WASHINGTON -- A top Pentagon auditor told Congress on Thursday that $10 billion in defense contracts for Iraq reconstruction and troop support were either excessive or undocumented, including $2.7 billion for contracts held by Halliburton or one of its subsidiaries.

William Reed, director of the Defense Department's Defense Contract Audit Agency, told the House Oversight and Government Reform committee that his agency discovered the problems --$4.9 billion in "questioned" or overly expensive charges, and $5.1 billion in "unsupported" or undocumented expenses-- after auditing $57 billion in Pentagon contracts.

Reed acknowledged that worn-torn Iraq lacked ideal circumstances for solid accounting practices, but said that his organization required some form of evidence to support costs.

Rep. Henry Waxman, D-Calif., chairman of the committee, said further audits may uncover more questionable spending.

"American taxpayers have already spent over $350 billion for the war in Iraq. There's $300 billion still to audit. The total amount of waste, fraud and abuse could be astronomical," Waxman said.

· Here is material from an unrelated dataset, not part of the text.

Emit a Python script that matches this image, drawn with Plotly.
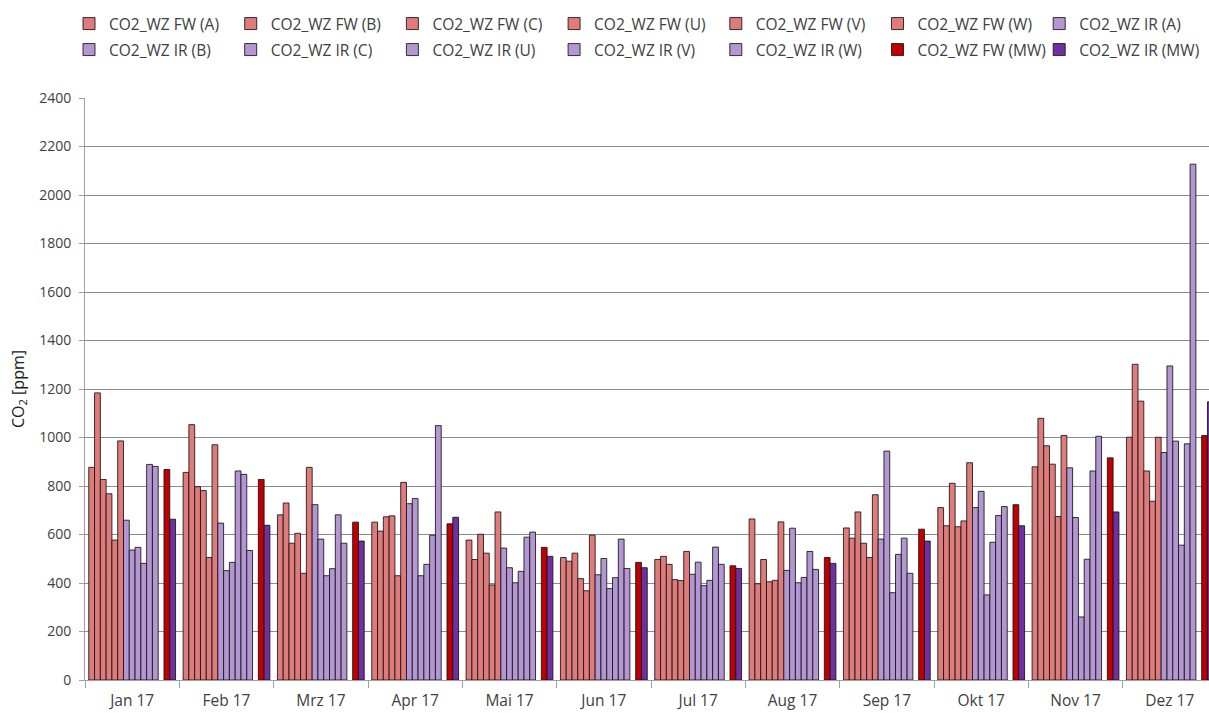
import plotly.graph_objects as go

months = ["Jan 17", "Feb 17", "Mrz 17", "Apr 17", "Mai 17", "Jun 17",
          "Jul 17", "Aug 17", "Sep 17", "Okt 17", "Nov 17", "Dez 17"]

fw_a = [877, 856, 681, 651, 577, 505, 497, 664, 627, 711, 879, 1001]
fw_b = [1184, 1053, 730, 614, 497, 490, 510, 397, 585, 636, 1079, 1302]
fw_c = [827, 797, 564, 673, 601, 523, 477, 497, 693, 811, 966, 1150]
fw_u = [768, 781, 605, 677, 523, 418, 414, 405, 564, 632, 890, 862]
fw_v = [577, 505, 440, 430, 392, 368, 410, 411, 505, 656, 674, 737]
fw_w = [986, 970, 877, 815, 693, 597, 530, 652, 764, 896, 1008, 1001]

ir_a = [659, 647, 723, 727, 544, 434, 436, 452, 581, 711, 875, 938]
ir_b = [536, 451, 581, 748, 463, 501, 486, 626, 944, 778, 670, 1295]
ir_c = [547, 485, 430, 430, 401, 377, 389, 401, 360, 351, 260, 985]
ir_u = [481, 862, 459, 477, 448, 422, 411, 423, 518, 568, 498, 556]
ir_v = [889, 848, 681, 597, 589, 581, 548, 530, 585, 678, 862, 974]
ir_w = [881, 534, 564, 1049, 610, 460, 477, 456, 440, 715, 1005, 2127]

fw_mw = [868, 827, 651, 644, 547, 485, 471, 505, 622, 723, 916, 1008]
ir_mw = [663, 638, 573, 671, 510, 463, 460, 481, 573, 636, 693, 1147]

spacer = [None] * 12

y_ticks = [0, 200, 400, 600, 800, 1000, 1200, 1400, 1600, 1800, 2000, 2200, 2400]

FW_COL = "#E07B7B"
IR_COL = "#B497D2"
FW_MW_COL = "#C00000"
IR_MW_COL = "#7030A0"

series = [
    ("CO2_WZ FW (A)", fw_a, FW_COL),
    ("CO2_WZ FW (B)", fw_b, FW_COL),
    ("CO2_WZ FW (C)", fw_c, FW_COL),
    ("CO2_WZ FW (U)", fw_u, FW_COL),
    ("CO2_WZ FW (V)", fw_v, FW_COL),
    ("CO2_WZ FW (W)", fw_w, FW_COL),
    ("CO2_WZ IR (A)", ir_a, IR_COL),
    ("CO2_WZ IR (B)", ir_b, IR_COL),
    ("CO2_WZ IR (C)", ir_c, IR_COL),
    ("CO2_WZ IR (U)", ir_u, IR_COL),
    ("CO2_WZ IR (V)", ir_v, IR_COL),
    ("CO2_WZ IR (W)", ir_w, IR_COL),
    (None, spacer, "rgba(0,0,0,0)"),
    ("CO2_WZ FW (MW)", fw_mw, FW_MW_COL),
    ("CO2_WZ IR (MW)", ir_mw, IR_MW_COL),
]

W, H = 1209, 713
font_family = "Open Sans, Noto Sans, DejaVu Sans, sans-serif"

fig = go.Figure()
legends = {}
k = 0
for name, vals, col in series:
    if name is None:
        fig.add_trace(go.Bar(x=months, y=vals, showlegend=False,
                             marker=dict(color=col, line=dict(width=0)),
                             hoverinfo="skip"))
        continue
    leg_id = "legend" if k == 0 else f"legend{k + 1}"
    row, colidx = divmod(k, 7)
    legends[leg_id] = dict(
        orientation="h", xref="container", yref="container",
        xanchor="left", yanchor="middle",
        x=(69 + 161.7 * colidx) / W, y=1 - (24 + 26 * row) / H,
        itemwidth=30, font=dict(size=15.5, color="#404040"),
        bgcolor="rgba(0,0,0,0)", borderwidth=0,
    )
    fig.add_trace(go.Bar(x=months, y=vals, name=name, legend=leg_id,
                         marker=dict(color=col,
                                     line=dict(color="rgba(20,20,20,0.85)", width=1))))
    k += 1

fig.update_layout(
    width=W, height=H,
    margin=dict(l=85, r=0, t=98, b=33, autoexpand=False),
    paper_bgcolor="white", plot_bgcolor="white",
    barmode="group", bargap=0.08, bargroupgap=0,
    font=dict(family=font_family, size=14, color="#404040"),
    xaxis=dict(type="category", range=[-0.5, 11.415], tickson="boundaries",
               ticks="outside", ticklen=7, tickcolor="#a0a0a0",
               showline=True, linecolor="#a0a0a0", linewidth=1,
               showgrid=False, automargin=False, ticklabelstandoff=6,
               tickfont=dict(size=15.5, color="#404040")),
    yaxis=dict(range=[0, 2400], tickvals=y_ticks, ticks="outside", ticklen=5,
               tickcolor="#a0a0a0", showline=True, linecolor="#a0a0a0",
               showgrid=True, gridcolor="#8c8c8c", gridwidth=1,
               zeroline=False, automargin=False, ticklabelstandoff=5,
               tickfont=dict(size=14, color="#404040"),
               title=dict(text="CO<sub>2</sub> [ppm]", font=dict(size=16, color="#202020"),
                          standoff=10)),
    **legends,
)

fig.write_html("out.html", config={"displayModeBar": False},
               post_script="document.body.style.margin='0';")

The new audit report put the spotlight again on Halliburton, the Houston-based conglomerate formerly headed by Vice President Dick Cheney, which has landed large Pentagon contracts without competition.

Most of Halliburton's $2.7 billion in questionable charges came from programs to feed and support U.S. troops.

The auditors reported that a Halliburton subsidiary, KBR, overcharged the Pentagon by $212 million for meals served to U.S. troops in Iraq, $100 million for troop housing sites that had already been shut down and $42 million in subcontractor costs that were duplicated.

The rest of Halliburton's questionable costs came from contracts to rebuild oil fields, according to the audit report.